Alors que les adaptations aseptisées estampillées Disney (Alice au Pays des Merveilles, Maléfique, Cendrillon) pullulent sur les écrans en réussissant à ameuter tout un public malgré leur manque de qualité, Into the Woods, lui, est totalement passé inaperçu. Et pour cause, le long-métrage n’a rapporté que 153 millions de dollars à travers le monde. Bon, pour un budget de 50 millions, nous ne pouvons pas vraiment parler d’échec commercial. Mais de la part du studio aux grandes oreilles, cela se révèle être un score plutôt faible. Pourtant, Into the Woods a bien plus de mérite que les autres adaptations, et ce sur bien des points malgré des défauts non négligeables.
Alors oui, il est vrai que le nouveau film Disney de Rob Marshall (qui avait réalisé Pirates des Caraïbes : la Fontaine de Jouvence) peut en rebuter plus d’un et ce à cause d’un détail : Into the Woods est un divertissement principalement musical. Le genre où les personnages s’expriment par la chanson et rarement par le parler normal (juste de temps en temps), offrant des allures excessivement théâtrales au projet. Normal que des spectateurs aient du mal à supporter un tel film, d’autant plus si c’est pendant deux bonnes heures (Les Misérables de Tom Hooper n’avait déjà pas convaincu sur ce point). Sans oublier qu’ils doivent passer par une playlist de chansons certes sympathiques mais au combien semblables sur le rythme, ce qui provoque une certaine monotonie lors du visionnage. Mais critiquer un film parce qu’il est musical est un argument non recevable (plutôt une question de goût). Au contraire, cela apporte un certain bagou à l’ensemble : on y voit des comédiens mondialement connus s’éclater en jouant le jeu, on a une ambiance bonne enfant… tout ce qu’il faut pour capter l’attention et amuser ne serait-ce que quelques minutes.
Mais en dehors de son aspect musical, c’est avec d’autres caractéristiques qu’Into the Woods parvient à surpasser les adaptions live actuelles de Disney. Déjà sur le plan scénaristique. Et pour cause, au lieu de reprendre bêtement un dessin animé et d’en faire une véritable coquille vide ou bien une dénaturation blasphématoire, le long-métrage de Rob Marshall ose. Car non seulement il reprend quatre contes différents (Petit Chaperon Rouge, Jack et le Haricot Magique, Raiponce et Cendrillon) et les mélange pour en faire une trame principale qui tient vraiment bien la route, mais il se permet même de casser l’image même Disney et de son affiliation avec les histoires de princesse : le film est aussi glauque que les contes d’origine, abuse par moment de la niaiserie propre au studio pour mieux s’en moquer (le prince charmant mais pas sincère en est le parfait exemple), se permet bon nombre d’allusions très adultes… Bref, le scénario prend des risques et n’est finalement pas vide de sens. Il est néanmoins dommage que le script se perde dans une seconde partie (après 1h15 de visionnage) qui tourne en rond (pour ne pas dire « se ridiculise ») et faisant plus office de remplissage qu’autre chose. Là, l’ennui pointe irrémédiablement le bout de son nez, accentué par la monotonie des chansons, faisant du coup comprendre que le public ait décroché au bout d’un moment.

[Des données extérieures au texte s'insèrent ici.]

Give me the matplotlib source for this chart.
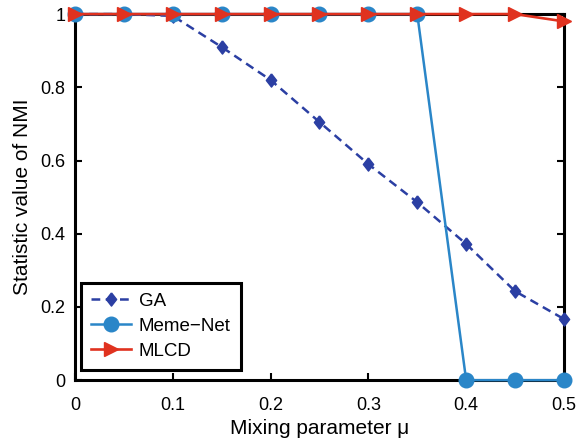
import matplotlib
matplotlib.use("Agg")
import matplotlib.pyplot as plt

plt.rcParams["font.family"] = ["Liberation Sans", "DejaVu Sans"]

mu = [0, 0.05, 0.1, 0.15, 0.2, 0.25, 0.3, 0.35, 0.4, 0.45, 0.5]
ga = [1.0, 1.0, 0.995, 0.91, 0.82, 0.705, 0.59, 0.486, 0.372, 0.243, 0.167]
meme_net = [1, 1, 1, 1, 1, 1, 1, 1, 0, 0, 0]
mlcd = [1, 1, 1, 1, 1, 1, 1, 1, 1, 1, 0.98]

# diamond a little narrower than it is tall
diamond = [(0, 1), (0.78, 0), (0, -1), (-0.78, 0), (0, 1)]

fig = plt.figure(figsize=(5.79, 4.4), dpi=100)
ax = fig.add_axes([0.1295, 0.136, 0.8445, 0.832])

ax.plot(mu, ga, "--", color="#2b3fa3", marker=diamond, markersize=9.5,
        linewidth=1.8, dashes=(3.5, 2.2), label="GA", clip_on=False, zorder=3)
ax.plot(mu, meme_net, "-", color="#2a86c8", marker="o", markersize=10.5,
        linewidth=1.8, label="Meme\u2212Net", clip_on=False, zorder=4)
ax.plot(mu, mlcd, "-", color="#e0321f", marker=">", markersize=9.5,
        linewidth=1.9, label="MLCD", clip_on=False, zorder=5)

ax.set_xlim(0, 0.5)
ax.set_ylim(0, 1)
ax.set_xticks([0, 0.1, 0.2, 0.3, 0.4, 0.5])
ax.set_xticklabels(["0", "0.1", "0.2", "0.3", "0.4", "0.5"])
ax.set_yticks([0, 0.2, 0.4, 0.6, 0.8, 1.0])
ax.set_yticklabels(["0", "0.2", "0.4", "0.6", "0.8", "1"])
ax.tick_params(axis="both", direction="in", length=5, width=1.5,
               labelsize=13, right=True, top=False)
ax.tick_params(axis="x", pad=12)
ax.tick_params(axis="y", pad=7)
for s in ax.spines.values():
    s.set_linewidth(2.2)

ax.set_xlabel("Mixing parameter \u03bc", fontsize=15, labelpad=4)
ax.set_ylabel("Statistic value of NMI", fontsize=15, labelpad=6)

leg = ax.legend(loc="lower left", bbox_to_anchor=(0.012, 0.027),
                borderaxespad=0, fontsize=13.5, fancybox=False, framealpha=1,
                edgecolor="black", handlelength=2.1, handletextpad=0.45,
                borderpad=0.55, labelspacing=0.42)
leg.get_frame().set_linewidth(2.2)
leg.set_zorder(10)

fig.savefig("out.png", dpi=100)
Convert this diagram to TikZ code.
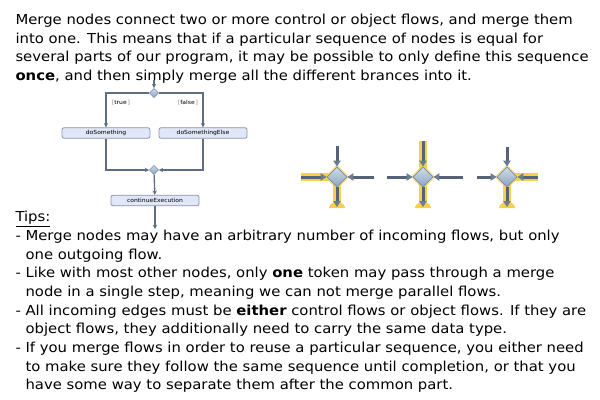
\documentclass[tikz,border=0pt]{standalone}
\usepackage{fontspec}
\setmainfont{DejaVu Sans}[FakeStretch=1.08]
\usetikzlibrary{shapes.geometric,arrows.meta}

\definecolor{flowGray}{RGB}{96,110,130}
\definecolor{thickFlow}{RGB}{86,99,118}
\definecolor{tipGray}{RGB}{108,124,146}
\definecolor{actFill}{RGB}{225,231,247}
\definecolor{actDraw}{RGB}{136,148,174}
\definecolor{mergeTop}{RGB}{208,221,235}
\definecolor{mergeBottom}{RGB}{138,163,190}
\definecolor{mergeDraw}{RGB}{120,140,166}
\definecolor{glowYellow}{RGB}{246,208,76}
\definecolor{guardGray}{RGB}{140,140,140}

\tikzset{every picture/.style={line width=0.75pt},
  flow/.style={draw=flowGray, line width=1pt, -{Stealth[length=3.2pt,width=3.2pt]}},
  actbox/.style={rectangle, rounded corners=1.5pt, draw=actDraw, fill=actFill, line width=0.6pt,
    minimum width=66pt, minimum height=7.9pt, inner sep=0pt, font=\fontsize{4.2}{5}\selectfont},
  smallmerge/.style={diamond, minimum width=7pt, minimum height=7pt, inner sep=0pt,
    top color=mergeTop, bottom color=mergeBottom, draw=mergeDraw, line width=0.4pt},
  guard/.style={font=\fontsize{4.2}{5}\selectfont, inner sep=0pt},
  bigmerge/.style={diamond, minimum width=15pt, minimum height=15pt, inner sep=0pt,
    top color=mergeTop, bottom color=mergeBottom, draw=mergeDraw, line width=0.6pt},
  halo/.style={diamond, minimum width=19pt, minimum height=19pt, inner sep=0pt,
    fill=glowYellow, opacity=0.7},
  thick flow/.style={draw=thickFlow, line width=2.25pt, -{Triangle[length=4.5pt,width=5.5pt,color=tipGray]}},
  glow/.style={draw=glowYellow, line width=6pt},
  textblock/.style={anchor=north west, align=left, inner sep=0pt, font=\fontsize{10.3}{14}\selectfont}
}

\begin{document}
\begin{tikzpicture}[x=0.75pt,y=0.75pt,yscale=-1,xscale=1]
	\useasboundingbox (0,0) rectangle (600,400);

	% Text Node
	\node[textblock] (intro) at (15,13.6) {Merge nodes connect two or more control or object flows, and merge them\\
	into one. This means that if a particular sequence of nodes is equal for\\
	several parts of our program, it may be possible to only define this sequence\\
	\textbf{once}, and then simply merge all the different brances into it.};

	%Shape: Decision
	\coordinate (start) at (154,80);
	\node[smallmerge] (decision) at (154,93) {};
	% Text Node
	\node[actbox] (doSomething) at (106,133) {doSomething};
	\node[actbox] (doSomethingElse) at (203,133) {doSomethingElse};
	\node[smallmerge] (merge) at (154,170) {};
	\node[actbox] (continueExecution) at (155,200.5) {continueExecution};
	\coordinate (end) at (155,229);
	% Text Node
	\node[guard] (guardTrue) at (121,103) {\textcolor{guardGray}{[}true\,\textcolor{guardGray}{]}};
	\node[guard] (guardFalse) at (188,103) {\textcolor{guardGray}{[}false\,\textcolor{guardGray}{]}};

	%Straight Lines
	\draw[flow] (start) -- (decision);
	\draw[flow] (decision) -| (doSomething);
	\draw[flow] (decision) -| (doSomethingElse);
	\draw[flow] (doSomething) |- (merge);
	\draw[flow] (doSomethingElse) |- (merge);
	\draw[flow] (merge) -- (continueExecution);
	\draw[flow] (continueExecution) -- (end);

	%Shape: Merge with highlighted flows (left in, out)
	\coordinate (cA) at (337,177);
	\coordinate (topA) at (337,146);
	\coordinate (leftA) at (301,177);
	\coordinate (rightA) at (374,177);
	\coordinate (outA) at (337,207);
	\draw[glow] (leftA) -- (cA) -- (outA);
	\fill[glowYellow] (329,208) arc[start angle=180,end angle=360,x radius=8,y radius=6] -- cycle;
	\node[halo] (haloA) at (cA) {};
	\node[bigmerge] (mA) at (cA) {};
	\draw[thick flow] (topA) -- (mA);
	\draw[thick flow] (leftA) -- (mA);
	\draw[thick flow] (rightA) -- (mA);
	\draw[thick flow] (mA) -- (outA);

	%Shape: Merge with highlighted flows (top in, out)
	\coordinate (cB) at (423,177);
	\coordinate (topB) at (423,141);
	\coordinate (leftB) at (387,177);
	\coordinate (rightB) at (463,177);
	\coordinate (outB) at (423,207);
	\draw[glow] (topB) -- (cB) -- (outB);
	\fill[glowYellow] (415,208) arc[start angle=180,end angle=360,x radius=8,y radius=6] -- cycle;
	\node[halo] (haloB) at (cB) {};
	\node[bigmerge] (mB) at (cB) {};
	\draw[thick flow] (topB) -- (mB);
	\draw[thick flow] (leftB) -- (mB);
	\draw[thick flow] (rightB) -- (mB);
	\draw[thick flow] (mB) -- (outB);

	%Shape: Merge with highlighted flows (right in, out)
	\coordinate (cC) at (507,177);
	\coordinate (topC) at (507,147);
	\coordinate (leftC) at (477,177);
	\coordinate (rightC) at (538,177);
	\coordinate (outC) at (507,207);
	\draw[glow] (rightC) -- (cC) -- (outC);
	\fill[glowYellow] (499,208) arc[start angle=180,end angle=360,x radius=8,y radius=6] -- cycle;
	\node[halo] (haloC) at (cC) {};
	\node[bigmerge] (mC) at (cC) {};
	\draw[thick flow] (topC) -- (mC);
	\draw[thick flow] (leftC) -- (mC);
	\draw[thick flow] (rightC) -- (mC);
	\draw[thick flow] (mC) -- (outC);

	% Text Node
	\node[textblock] (tips) at (15,210.8) {\underline{Tips:}\\
	- Merge nodes may have an arbitrary number of incoming flows, but only\\
	\phantom{- }one outgoing flow.\\
	- Like with most other nodes, only \textbf{one} token may pass through a merge\\
	\phantom{- }node in a single step, meaning we can not merge parallel flows.\\
	- All incoming edges must be \textbf{either} control flows or object flows. If they are\\
	\phantom{- }object flows, they additionally need to carry the same data type.\\
	- If you merge flows in order to reuse a particular sequence, you either need\\
	\phantom{- }to make sure they follow the same sequence until completion, or that you\\
	\phantom{- }have some way to separate them after the common part.};

\end{tikzpicture}
\end{document}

Là où Into the Woods étonne également, c’est par sa direction artistique. Au lieu d’abuser sans raison du numérique pour justifier l’utilisation d’un budget pharaonique, le film se contente de moins et parvient à aborder un aspect plus artisanal, agréable pour la rétine et donc moins artificiel. Allant à la confection des costumes, des maquillages et des décors, tout dans Into the Woods est fait à la main tout en restant en adéquation avec l’ambiance générale, cette dernière se balançant entre la magie et le glauque. Mais là encore, le long-métrage doit essuyer une contrainte vis-à-vis de ce budget moins conséquent qu’à l’accoutumée, notamment en ce qui concerne les effets numériques. S’ils ne sont pas aussi présents que dans un Cendrillon (et c’est tant mieux !), ils restent cependant peu attrayants pour l’œil. Voire même de bien piètre qualité, nuisant au résultat final, surtout dans un dénouement qui ne fait que les utiliser pour finir sur une note spectaculaire.
Comme vous avez pu le lire dans cette critique, Into the Woods est loin d’être parfait. Et le fait qu’il soit intégralement musical limite son public. Mais au-delà de tout cela, je le préfère largement qu’à Maléfique et consorts. Pourquoi ? Tout simplement pour le fait qu’il se présente à nous telle une œuvre véritablement artistique dans son visuel et qu’il ose dans son écriture (même si cela ne se voit pas dans la bande-annonce). Et rien que pour cela, c’est avec un certain plaisir que je le reverrai, allant même jusqu’à vous le conseiller, du moins par curiosité.